The General Circular no. 21/2014 dated 18 June 2014 by the Ministry of Corporate Affairs (MCA) in its annexure listed that donations made to the Indian Institute of Management Ahmedabad (IIM-A) shall be eligible as contributions for corporate social responsibility (CSR) activities. The Circular allows only donations for the specific purposes of building conservation and classroom renovation to be eligible as contributions towards CSR activities.
Donations made to IIM-A were listed as eligible activities under the head “promotion of education” in Schedule VII to the Companies Act, 2013 (The Act) in response to clarifications sought by IIM-A in this regard. However, donations to other IIMs have not yet been specifically listed in activities that qualify as CSR, which seems discriminatory to the other IIMs.
The Indian Institute of Management Calcutta (IIM-C), the oldest Indian Institute of Management, has recently written to the Ministry of Human Resource Development seeking for itself the same CSR benefits as IIM-A. The officials confirmed that they are examining the issue.1 In the wake of this communication, the Centre may extend a standard operating policy on CSR for all twenty IIMs.
This uniform standard operating policy, if implemented, would lead to significant financial support to IIMs from corporates. This could result in premier Indian management institutes getting the top-of-the-line infrastructure and becoming a preferred educational option for students from across the world.
Key Changes introduced in CSR provisions under the Companies (Amendment) Act, 2019
Prior to the enactment of the Companies (Amendment) Act, 2019, companies were either required to comply with set CSR provisions or explain reasons for failure to spend the prescribed funds on CSR activities.

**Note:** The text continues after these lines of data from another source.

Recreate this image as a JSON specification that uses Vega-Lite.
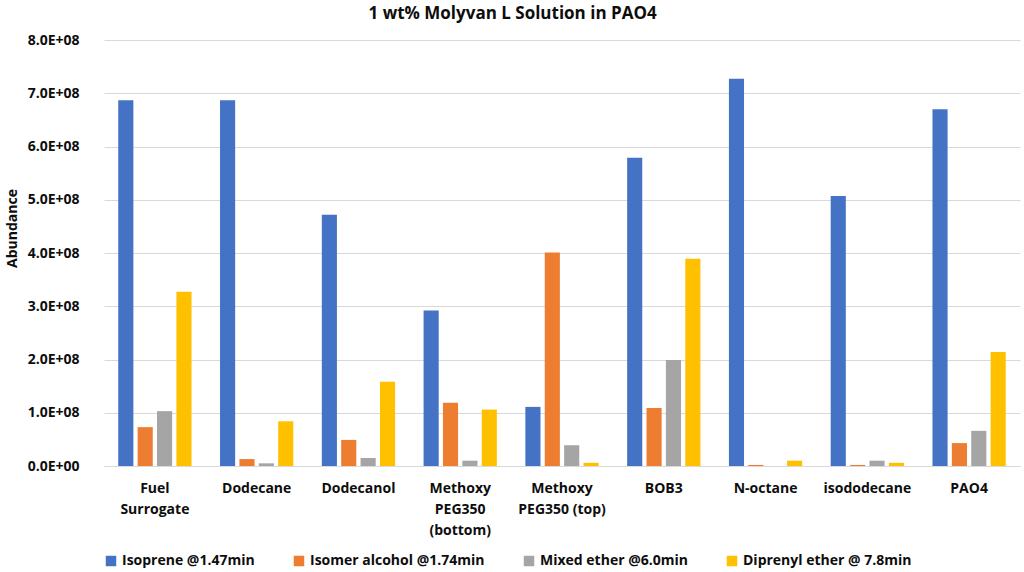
{
  "$schema": "https://vega.github.io/schema/vega-lite/v6.json",
  "description": "Grouped bars: abundance of four species per solvent",
  "autosize": {"type": "fit", "contains": "padding"},
  "width": 1024,
  "height": 572,
  "padding": {"left": 5, "right": 4, "top": 5, "bottom": 4},
  "config": {
    "background": "white",
    "view": {"stroke": "transparent"},
    "font": "Open Sans"
  },
  "title": {
    "text": "1 wt% Molyvan L Solution in PAO4",
    "fontSize": 17,
    "fontWeight": "bold",
    "color": "#0d0d0d",
    "anchor": "middle",
    "frame": "bounds",
    "offset": 10
  },
  "data": {
    "values": [
      {"sample": "Fuel Surrogate", "series": "Isoprene @1.47min", "abundance": 687000000},
      {"sample": "Fuel Surrogate", "series": "Isomer alcohol @1.74min", "abundance": 73000000},
      {"sample": "Fuel Surrogate", "series": "Mixed ether @6.0min", "abundance": 103000000},
      {"sample": "Fuel Surrogate", "series": "Diprenyl ether @ 7.8min", "abundance": 327000000},
      {"sample": "Dodecane", "series": "Isoprene @1.47min", "abundance": 687000000},
      {"sample": "Dodecane", "series": "Isomer alcohol @1.74min", "abundance": 13000000},
      {"sample": "Dodecane", "series": "Mixed ether @6.0min", "abundance": 5000000},
      {"sample": "Dodecane", "series": "Diprenyl ether @ 7.8min", "abundance": 84000000},
      {"sample": "Dodecanol", "series": "Isoprene @1.47min", "abundance": 472000000},
      {"sample": "Dodecanol", "series": "Isomer alcohol @1.74min", "abundance": 49000000},
      {"sample": "Dodecanol", "series": "Mixed ether @6.0min", "abundance": 15000000},
      {"sample": "Dodecanol", "series": "Diprenyl ether @ 7.8min", "abundance": 158000000},
      {"sample": "Methoxy PEG350 (bottom)", "series": "Isoprene @1.47min", "abundance": 292000000},
      {"sample": "Methoxy PEG350 (bottom)", "series": "Isomer alcohol @1.74min", "abundance": 119000000},
      {"sample": "Methoxy PEG350 (bottom)", "series": "Mixed ether @6.0min", "abundance": 10000000},
      {"sample": "Methoxy PEG350 (bottom)", "series": "Diprenyl ether @ 7.8min", "abundance": 106000000},
      {"sample": "Methoxy PEG350 (top)", "series": "Isoprene @1.47min", "abundance": 111000000},
      {"sample": "Methoxy PEG350 (top)", "series": "Isomer alcohol @1.74min", "abundance": 401000000},
      {"sample": "Methoxy PEG350 (top)", "series": "Mixed ether @6.0min", "abundance": 39000000},
      {"sample": "Methoxy PEG350 (top)", "series": "Diprenyl ether @ 7.8min", "abundance": 6000000},
      {"sample": "BOB3", "series": "Isoprene @1.47min", "abundance": 579000000},
      {"sample": "BOB3", "series": "Isomer alcohol @1.74min", "abundance": 109000000},
      {"sample": "BOB3", "series": "Mixed ether @6.0min", "abundance": 199000000},
      {"sample": "BOB3", "series": "Diprenyl ether @ 7.8min", "abundance": 389000000},
      {"sample": "N-octane", "series": "Isoprene @1.47min", "abundance": 727000000},
      {"sample": "N-octane", "series": "Isomer alcohol @1.74min", "abundance": 2000000},
      {"sample": "N-octane", "series": "Mixed ether @6.0min", "abundance": 0},
      {"sample": "N-octane", "series": "Diprenyl ether @ 7.8min", "abundance": 10000000},
      {"sample": "isododecane", "series": "Isoprene @1.47min", "abundance": 507000000},
      {"sample": "isododecane", "series": "Isomer alcohol @1.74min", "abundance": 2000000},
      {"sample": "isododecane", "series": "Mixed ether @6.0min", "abundance": 10000000},
      {"sample": "isododecane", "series": "Diprenyl ether @ 7.8min", "abundance": 6000000},
      {"sample": "PAO4", "series": "Isoprene @1.47min", "abundance": 670000000},
      {"sample": "PAO4", "series": "Isomer alcohol @1.74min", "abundance": 43000000},
      {"sample": "PAO4", "series": "Mixed ether @6.0min", "abundance": 66000000},
      {"sample": "PAO4", "series": "Diprenyl ether @ 7.8min", "abundance": 214000000}
    ]
  },
  "mark": {"type": "bar"},
  "encoding": {
    "x": {
      "field": "sample",
      "type": "nominal",
      "sort": null,
      "title": null,
      "scale": {"paddingInner": 0.28, "paddingOuter": 0.14},
      "axis": {
        "labelAngle": 0,
        "labelFontSize": 14,
        "labelFontWeight": "bold",
        "labelColor": "#0d0d0d",
        "labelPadding": 15,
        "labelLineHeight": 21,
        "labelLimit": 0,
        "domain": true,
        "domainColor": "#d9d9d9",
        "ticks": false,
        "labelExpr": "datum.label == 'Methoxy PEG350 (top)' ? ['Methoxy', 'PEG350 (top)'] : split(datum.label, ' ')"
      }
    },
    "xOffset": {
      "field": "series",
      "type": "nominal",
      "sort": ["Isoprene @1.47min", "Isomer alcohol @1.74min", "Mixed ether @6.0min", "Diprenyl ether @ 7.8min"],
      "scale": {"paddingInner": 0.22}
    },
    "y": {
      "field": "abundance",
      "type": "quantitative",
      "title": "Abundance",
      "scale": {"domain": [0, 800000000]},
      "axis": {
        "values": [0, 100000000, 200000000, 300000000, 400000000, 500000000, 600000000, 700000000, 800000000],
        "labelExpr": "datum.value == 0 ? '0.0E+00' : format(datum.value / 100000000, '.1f') + 'E+08'",
        "labelFontSize": 14,
        "labelFontWeight": "bold",
        "labelColor": "#0d0d0d",
        "labelPadding": 25,
        "titleFontSize": 14,
        "titleFontWeight": "bold",
        "titleColor": "#0d0d0d",
        "titlePadding": 8,
        "titleY": 188,
        "domain": false,
        "ticks": false,
        "gridColor": "#d9d9d9"
      }
    },
    "color": {
      "field": "series",
      "type": "nominal",
      "sort": ["Isoprene @1.47min", "Isomer alcohol @1.74min", "Mixed ether @6.0min", "Diprenyl ether @ 7.8min"],
      "scale": {
        "domain": ["Isoprene @1.47min", "Isomer alcohol @1.74min", "Mixed ether @6.0min", "Diprenyl ether @ 7.8min"],
        "range": ["#4472c4", "#ed7d31", "#a5a5a5", "#ffc000"]
      },
      "legend": {
        "title": null,
        "orient": "bottom",
        "direction": "horizontal",
        "symbolType": "square",
        "symbolSize": 110,
        "symbolStrokeWidth": 0,
        "labelFontSize": 14,
        "labelFontWeight": "bold",
        "labelColor": "#0d0d0d",
        "labelLimit": 0,
        "columnPadding": 37,
        "offset": 17
      }
    }
  }
}
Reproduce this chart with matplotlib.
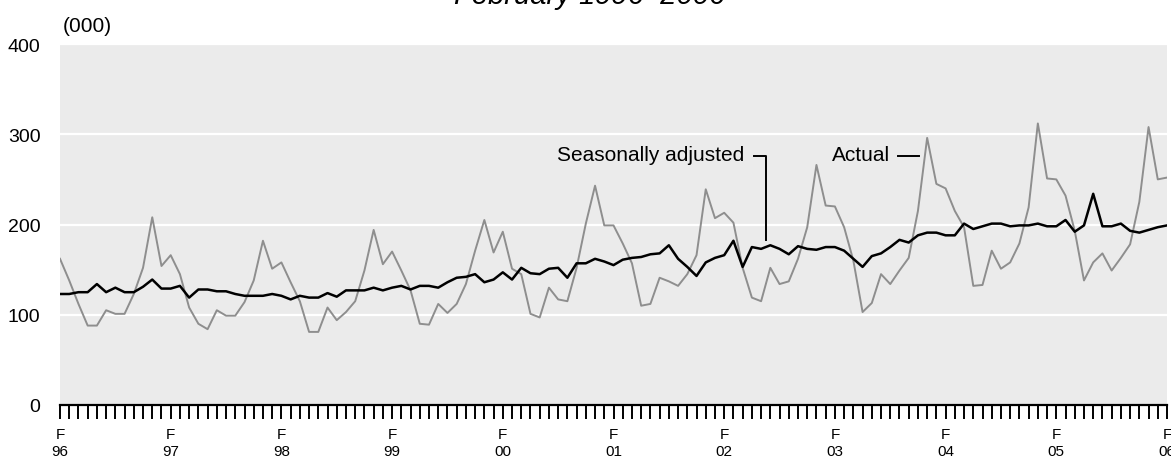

Failure to disclose such reasons in the annual report was treated as non-compliance.
The amended CSR provisions now require:
- Unspent CSR amounts to be transferred to a fund specified in Schedule VII (Prime Minister’s Relief Fund, Clean Ganga Fund, etc.) within a period of 6 months from the expiry of the financial year.
- Companies with unspent CSR amounts concerning their on-going CSR projects would be required to transfer unspent amounts to a special bank account (escrow account) in any scheduled bank within a period of 30 days from the end of the financial year.
- This unspent amount so deposited will then be spent by the company in the pursuance of its obligation towards CSR within a period of 3 financial years from the date of transfer.
- Failure to spend the amount deposited in the escrow account would require the company to transfer the amount to a fund specified in Schedule VII (Prime Minister’s Relief Fund, Clean Ganga Fund, etc.) within a period of 30 days from the expiry of the third financial year.
Penalties for Non-Compliances
The Amendment Act has prescribed hefty monetary fines and imprisonment for failure in complying with the new CSR regulations. Monetary fines starting from INR 50,000 and extending up to INR 25,00,000 have been prescribed. Imprisonment for a term up to three years has added to the pressure on corporates. Intense opposition by corporate India against the provisions of imprisonment has resulted in the Government agreeing not to operationalize these provisions yet. Based on recommendations by a high-level committee appointed by the Ministry of Corporate Affairs, the penal provisions for non-compliances should be restricted only to monetary fines.2 Finance Minister Nirmala Sitharaman has clarified on 23 August 2019 that violations of CSR norms under the Amendment Act will be treated as a civil liability and not as a criminal offense .3
Penalties in the form of fines and imprisonment may make the Amendment Act appear overtly restrictive. However, the Government agreeing to rollback on the imprisonment provisions is a matter of relief indeed.
On a different note, while donations to IIM can reap healthy dividends for corporate India, the argument that other underprivileged sections of society may deserve more support in the form of CSR sparks a discussion.